To me “resilience” is to not accept failure, to work harder each time the challenge is bigger, and to keep trying until I succeed. I’m not sure where it all ends, but I’m far from my end. Each one of us has that energy within us to bounce up when we fall. We are designed with the mechanism needed to reach the top and win each failure. This applies to every aspect of our lives. The fact that you are reading this proves that you are a professional who is curious to read your organization’s newsletter, and are still surviving in the midst of the seemingly never-ending recession. You have what it takes.

This is the first recession I’ve faced. But as I understand from my superiors the cycle of recession repeats itself again and again, while some stress that this is the worst recorded recession. Simple conclusion is that even when things get better, another recession will come back after a few more years. The building industry is one of the worst hit industries each time. We need to figure out a way so we don’t suffer this next time around.

We started this year with the theme of “rejuvenating architecture” in which we pledged to fight back the results of 2009 recession with renewed energy.

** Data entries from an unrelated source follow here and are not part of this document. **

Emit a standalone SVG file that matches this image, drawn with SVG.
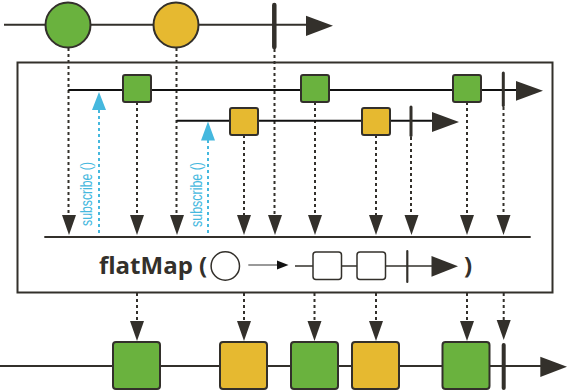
<svg xmlns="http://www.w3.org/2000/svg" width="568" height="391" viewBox="0 0 568 391">
<style>
.ln{stroke:#33302b;stroke-width:2;fill:none}
.bk{stroke:#111;stroke-width:2;fill:none}
.dot{stroke:#33302b;stroke-width:2;stroke-dasharray:3 3;fill:none}
.bdot{stroke:#45b8de;stroke-width:2;stroke-dasharray:3 3;fill:none}
.green{fill:#6ab23e;stroke:#33302b;stroke-width:2}
.yellow{fill:#e6b930;stroke:#33302b;stroke-width:2}
.term{stroke:#33302b;stroke-linecap:round;fill:none}
.head{fill:#33302b}
.bhead{fill:#45b8de}
.sub{font-family:"Liberation Sans",Arial,sans-serif;font-size:17px;fill:#45b8de}
.op{font-family:"Open Sans","DejaVu Sans",sans-serif;font-weight:bold;font-size:24px;fill:#33302b}
</style>
<defs>
<path id="dn" d="M-7,-20 L7,-20 L0,0 Z"/>
</defs>
<g id="connectors">
<path class="dot" d="M68.5,48V216M176.5,48V216M274.5,49V216M137,102V216M244,135V216M315,102V216M376,135V216M411,137V216M467,102V216M503.5,107V216"/>
<path class="dot" d="M137,293V322M244,293V322M314.5,293V322M376,293V322M467,293V322M503.7,293V322"/>
<g class="head">
<use href="#dn" x="69" y="235"/><use href="#dn" x="137" y="235"/><use href="#dn" x="177" y="235"/><use href="#dn" x="244" y="235"/><use href="#dn" x="275" y="235"/><use href="#dn" x="315" y="235"/><use href="#dn" x="376" y="235"/><use href="#dn" x="411.5" y="235"/><use href="#dn" x="467" y="235"/><use href="#dn" x="503.5" y="235"/>
<use href="#dn" x="137" y="341"/><use href="#dn" x="244" y="341"/><use href="#dn" x="314.5" y="341"/><use href="#dn" x="376" y="341"/><use href="#dn" x="467" y="341"/><use href="#dn" x="503.7" y="340"/>
</g>
<path class="bdot" d="M99,110V236M208,140V236"/>
<path class="bhead" d="M99,92L106,110L92,110ZM208,121.5L215,140.5L201,140.5Z"/>
</g>
<g id="source">
<path class="ln" d="M4,24.7H306"/>
<path class="head" d="M306,15.7L333,25.8L306,36Z"/>
<circle id="src-green" class="green" cx="68" cy="25" r="22.5"/>
<circle id="src-yellow" class="yellow" cx="176" cy="25" r="22.5"/>
<path class="term" stroke-width="4.5" d="M274.3,5V47"/>
</g>
<g id="operator">
<rect class="ln" x="17.5" y="62.5" width="535" height="230"/>
<g id="inner1">
<path class="bk" d="M68.3,90H516"/>
<path class="head" d="M516,81L543,90.8L516,100.7Z"/>
<rect class="green" x="123" y="75" width="28" height="27" rx="2"/>
<rect class="green" x="301" y="75" width="28" height="27" rx="2"/>
<rect class="green" x="453" y="75" width="28" height="27" rx="2"/>
<path class="term" stroke-width="3" d="M503.3,73V105.5"/>
</g>
<g id="inner2">
<path class="bk" d="M176.7,120.7H432"/>
<path class="head" d="M432,112L459,122L432,132Z"/>
<rect class="yellow" x="230" y="108" width="28" height="27" rx="2"/>
<rect class="yellow" x="362" y="108" width="28" height="27" rx="2"/>
<path class="term" stroke-width="3" d="M411,107V135.5"/>
</g>
<text class="sub" transform="translate(91.5,226) rotate(-90)" textLength="64" lengthAdjust="spacingAndGlyphs">subscribe ()</text>
<text class="sub" transform="translate(202.3,227) rotate(-90)" textLength="65" lengthAdjust="spacingAndGlyphs">subscribe ()</text>
<path class="ln" d="M44.3,237H530.7"/>
<g id="label">
<text class="op" x="99" y="273.5">flatMap <tspan x="199">(</tspan></text>
<circle cx="225.3" cy="266" r="14.2" fill="none" stroke="#33302b" stroke-width="1.5"/>
<path d="M248.3,265H278" stroke="#777" stroke-width="1.5" fill="none"/>
<path d="M277,260.5L288.5,265L277,269.5Z" fill="#111"/>
<path d="M295,266H432" stroke="#33302b" stroke-width="1.5" fill="none"/>
<rect x="313" y="252" width="28.5" height="27.5" rx="3" fill="#fff" stroke="#33302b" stroke-width="1.5"/>
<rect x="357" y="252" width="28.5" height="27.5" rx="3" fill="#fff" stroke="#33302b" stroke-width="1.5"/>
<path class="term" stroke-width="2.2" d="M407.3,251V282"/>
<path class="head" d="M431.5,256L458,266.3L431.5,276.7Z"/>
<text class="op" x="464" y="273.5">)</text>
</g>
</g>
<g id="output">
<path class="ln" d="M0,366H541"/>
<path class="head" d="M540.3,356.7L567,366.8L540.3,377Z"/>
<rect class="green" x="113" y="342" width="47" height="47" rx="3"/>
<rect class="yellow" x="220" y="342" width="47" height="47" rx="3"/>
<rect class="green" x="291" y="342" width="47" height="47" rx="3"/>
<rect class="yellow" x="352" y="342" width="47" height="47" rx="3"/>
<rect class="green" x="442.5" y="342" width="47" height="47" rx="3"/>
<path class="term" stroke-width="4" d="M503.7,345V388"/>
</g>
</svg>
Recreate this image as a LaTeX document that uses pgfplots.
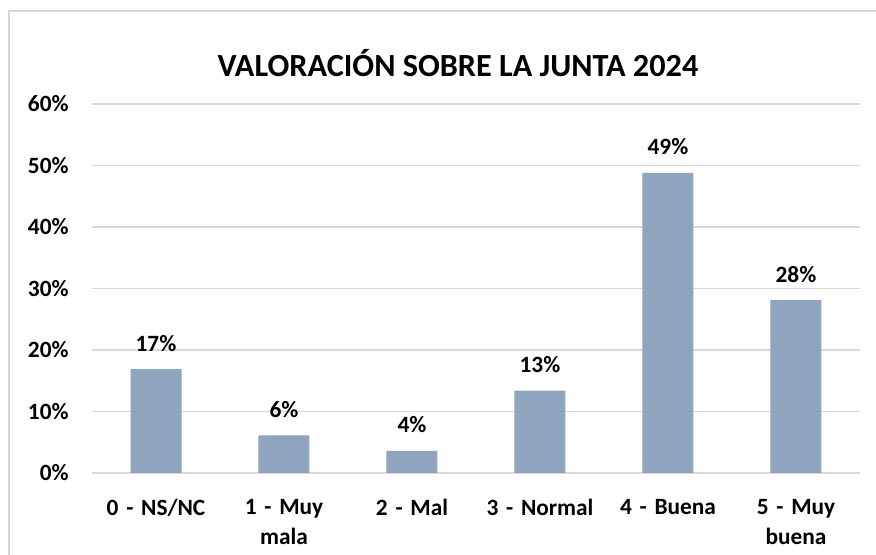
\documentclass[border=0pt]{standalone}
\usepackage{fontspec}
\setmainfont{Carlito}
\usepackage{pgfplots}
\pgfplotsset{compat=1.18}
\definecolor{barcol}{HTML}{8EA4BF}
\definecolor{gridcol}{HTML}{D9D9D9}
\begin{document}
\begin{tikzpicture}
\path[use as bounding box] (0pt,0pt) rectangle (657pt,416.25pt);
\draw[gridcol, line width=1.2pt] (6.75pt,0pt) -- (6.75pt,408pt) -- (657pt,408pt);
\node[anchor=base, font=\fontsize{24.2}{29}\selectfont\bfseries] at (343.5pt,358.5pt) {VALORACIÓN SOBRE LA JUNTA 2024};
\begin{axis}[
  at={(69pt,61.5pt)}, anchor=south west,
  scale only axis, width=576pt, height=276.75pt,
  xmin=-0.5, xmax=5.5, ymin=0, ymax=60,
  ybar, bar width=38.25pt,
  xtick=data,
  xticklabels={0 - NS/NC, {1 - Muy\\mala}, 2 - Mal, 3 - Normal, 4 - Buena, {5 - Muy\\buena}},
  ytick={0,10,20,30,40,50,60},
  yticklabel={\pgfmathprintnumber{\tick}\%},
  /pgf/number format/assume math mode=true,
  ticklabel style={font=\fontsize{17.5}{22.5}\selectfont\bfseries},
  xticklabel style={align=center, text width=110pt, yshift=-16pt, execute at begin node={\baselineskip=22.5pt}},
  yticklabel style={xshift=-14pt},
  major tick length=0pt,
  axis line style={draw=none},
  ymajorgrids, grid style={gridcol, line width=1pt},
  nodes near coords={\pgfmathprintnumber[fixed,precision=0]{\pgfplotspointmeta}\%},
  every node near coord/.append style={font=\fontsize{17.5}{22.5}\selectfont\bfseries, anchor=base, yshift=13.5pt},
  clip=false,
]
\addplot[fill=barcol, draw=none] coordinates {(0,16.9) (1,6.1) (2,3.6) (3,13.4) (4,48.8) (5,28.1)};
\end{axis}
\end{tikzpicture}
\end{document}
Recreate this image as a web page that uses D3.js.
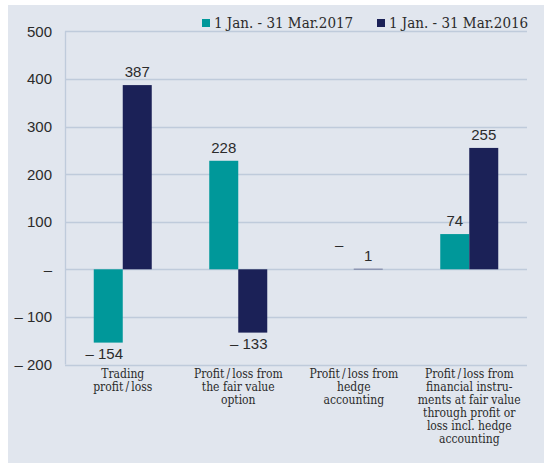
<!DOCTYPE html>
<meta charset="utf-8">
<head>
    <script type="text/javascript" src="https://cdnjs.cloudflare.com/ajax/libs/d3/7.8.5/d3.min.js"></script>
    <style>
        body { margin: 0; background: #fff; }
        .serif { font-family: "DejaVu Serif Condensed", "DejaVu Serif", serif; font-stretch: condensed; }
        .sans { font-family: "Liberation Sans", Arial, sans-serif; }
    </style>
    <title></title>
</head>
<body>
<script>

    var categories = [
        ["Trading", "profit\u2009/\u2009loss"],
        ["Profit\u2009/\u2009loss from", "the fair value", "option"],
        ["Profit\u2009/\u2009loss from", "hedge", "accounting"],
        ["Profit\u2009/\u2009loss from", "financial instru-", "ments at fair value", "through profit or", "loss incl. hedge", "accounting"]
    ]
    var seriesNames = ["1 Jan. - 31 Mar.2017", "1 Jan. - 31 Mar.2016"]
    var values2017 = [-154, 228, 0, 74]
    var values2016 = [387, -133, 1, 255]
    var yTicks = [-200, -100, 0, 100, 200, 300, 400, 500]

    var colors = ["#00989a", "#1b2157"]
    var width = 544
    var height = 463

    var svg = d3.select("body").append("svg")
        .attr("width", width)
        .attr("height", height)

    svg.append("rect")
        .attr("x", 8).attr("y", 5)
        .attr("width", width - 8).attr("height", height - 5)
        .attr("fill", "#e1e6ee")

    var x = d3.scaleBand()
        .domain(d3.range(categories.length))
        .range([65, 527])

    var xs = d3.scaleBand()
        .domain([0, 1])
        .range([0, x.bandwidth()])
        .paddingOuter(0.99)
        .paddingInner(0)

    var y = d3.scaleLinear()
        .domain([-200, 500])
        .range([364.5, 31.3])

    function fmt(v) {
        if (v === 0) return "\u2013"
        return v < 0 ? "\u2013 " + Math.abs(v) : String(v)
    }

    // grid
    svg.append("g")
        .selectAll("line")
        .data(yTicks)
        .enter()
        .append("line")
        .attr("x1", 65).attr("x2", 527)
        .attr("y1", d => Math.round(y(d)) + 0.5)
        .attr("y2", d => Math.round(y(d)) + 0.5)
        .attr("stroke", "#bfcbdb")
        .attr("stroke-width", 1.3)

    svg.append("line")
        .attr("x1", 65.5).attr("x2", 65.5)
        .attr("y1", y(500)).attr("y2", y(-200))
        .attr("stroke", "#bfcbdb")
        .attr("stroke-width", 1.3)

    // y tick labels
    svg.append("g")
        .selectAll("text")
        .data(yTicks)
        .enter()
        .append("text")
        .attr("class", "sans")
        .attr("x", 52)
        .attr("y", d => y(d))
        .attr("dy", "0.36em")
        .attr("text-anchor", "end")
        .attr("font-size", 15)
        .attr("fill", "#2b2b2b")
        .text(fmt)

    var series = [values2017, values2016]
    var bars = []
    series.forEach(function (vals, s) {
        vals.forEach(function (v, i) {
            bars.push({s: s, i: i, v: v})
        })
    })

    var bw = 29
    function bx(d) {
        return x(d.i) + x.bandwidth() / 2 + (d.s === 0 ? -bw : 0)
    }

    svg.append("g")
        .selectAll("rect")
        .data(bars)
        .enter()
        .append("rect")
        .attr("x", bx)
        .attr("width", bw)
        .attr("y", d => Math.min(y(d.v), y(0)))
        .attr("height", d => Math.abs(y(d.v) - y(0)))
        .attr("fill", d => colors[d.s])

    // value labels
    svg.append("g")
        .selectAll("text")
        .data(bars)
        .enter()
        .append("text")
        .attr("class", "sans")
        .attr("x", d => bx(d) + bw / 2 + (d.v < 0 ? -4 : 0))
        .attr("y", function (d) {
            if (d.v < 0) return y(d.v) + 16
            if (d.v === 0) return y(d.v) - 19
            return y(d.v) - 8
        })
        .attr("text-anchor", "middle")
        .attr("font-size", 15)
        .attr("fill", "#2b2b2b")
        .text(d => fmt(d.v))

    // category labels
    var cat = svg.append("g")
        .selectAll("text")
        .data(categories)
        .enter()
        .append("text")
        .attr("class", "serif")
        .attr("font-size", 12)
        .attr("fill", "#2b2b2b")
        .attr("text-anchor", "middle")
        .attr("transform", (d, i) => "translate(" + (x(i) + x.bandwidth() / 2) + ",378)")

    cat.selectAll("tspan")
        .data(d => d)
        .enter()
        .append("tspan")
        .attr("x", 0)
        .attr("y", (d, j) => j * 13)
        .text(d => d)

    // legend
    var legendX = [202, 377]
    var legend = svg.append("g")
        .selectAll("g")
        .data(seriesNames)
        .enter()
        .append("g")
        .attr("transform", (d, i) => "translate(" + legendX[i] + ",0)")

    legend.append("rect")
        .attr("x", 0).attr("y", 19)
        .attr("width", 8).attr("height", 8)
        .attr("fill", (d, i) => colors[i])

    legend.append("text")
        .attr("class", "serif")
        .attr("x", 12)
        .attr("y", 28)
        .attr("font-size", 15)
        .attr("fill", "#2b2b2b")
        .text(d => d)

</script>
</body>
</html>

How are we doing? We are coming to an end of this year very quickly. Have we architects done better this year than the previous? What are our future prospects? Don’t give in yet; be resilient. We will prevail.

The “it” word these days is “resilient” in all sorts of business world discussions. Architects shouldn’t stay behind. On November 17 the AIA Las Vegas Emerging Professionals and Young Architects Forum (EPYAF) has organized a half day workshop on the theme of “Resilient Architecture”. While we try to stay afloat in these tough times, maybe we should take advantage of the down time and gain some skills to avoid facing similar problems in future. There are certain avenues that we can focus on, maybe some level of diversification, and key steps we could take to secure our futures as the leaders of the building industry. Based on the predicted future trends of the profession, the workshop will focus on four areas – wellness, education, technology, and economy. The results of the workshop will be presented at the end of the evening. This workshop might widen your perspective towards future, so please join us. The details of the workshop are included in the newsletter.

By the way, election period is here! More than ever our legislative committee is working very diligently during this election to plant some seeds in our leaders’ future plans. We were approached by Senator Horsford to help on the plans for “Envisioning Nevada’s Future” created by the Nevada Vision Stakeholder Group. Our task force is working together on the expansion of the vision.

We are continuing to increase the PAC funding, and support all the leaders’ policies that help the future of our profession. AIA is a non-partisan association and provides a support system to all candidates who need guidance from architectural or construction standpoint. If you are in support of a candidate and would like AIA’s assistance in any way, please don’t hesitate to contact us. Don’t forget to vote.

And now for smiles, I’d like to congratulate all the winners of 2010 AIA Nevada Design Awards and Honor Awards. Thanks to everybody who participated and I encourage you to do so again next time. Congratulations to all the winners of product show giveaways, and thanks to all the exhibitors and speakers for the CE classes. If you attended the WMR conference, share with us your stories!

Enjoy the winter and have a Happy Thanksgiving!!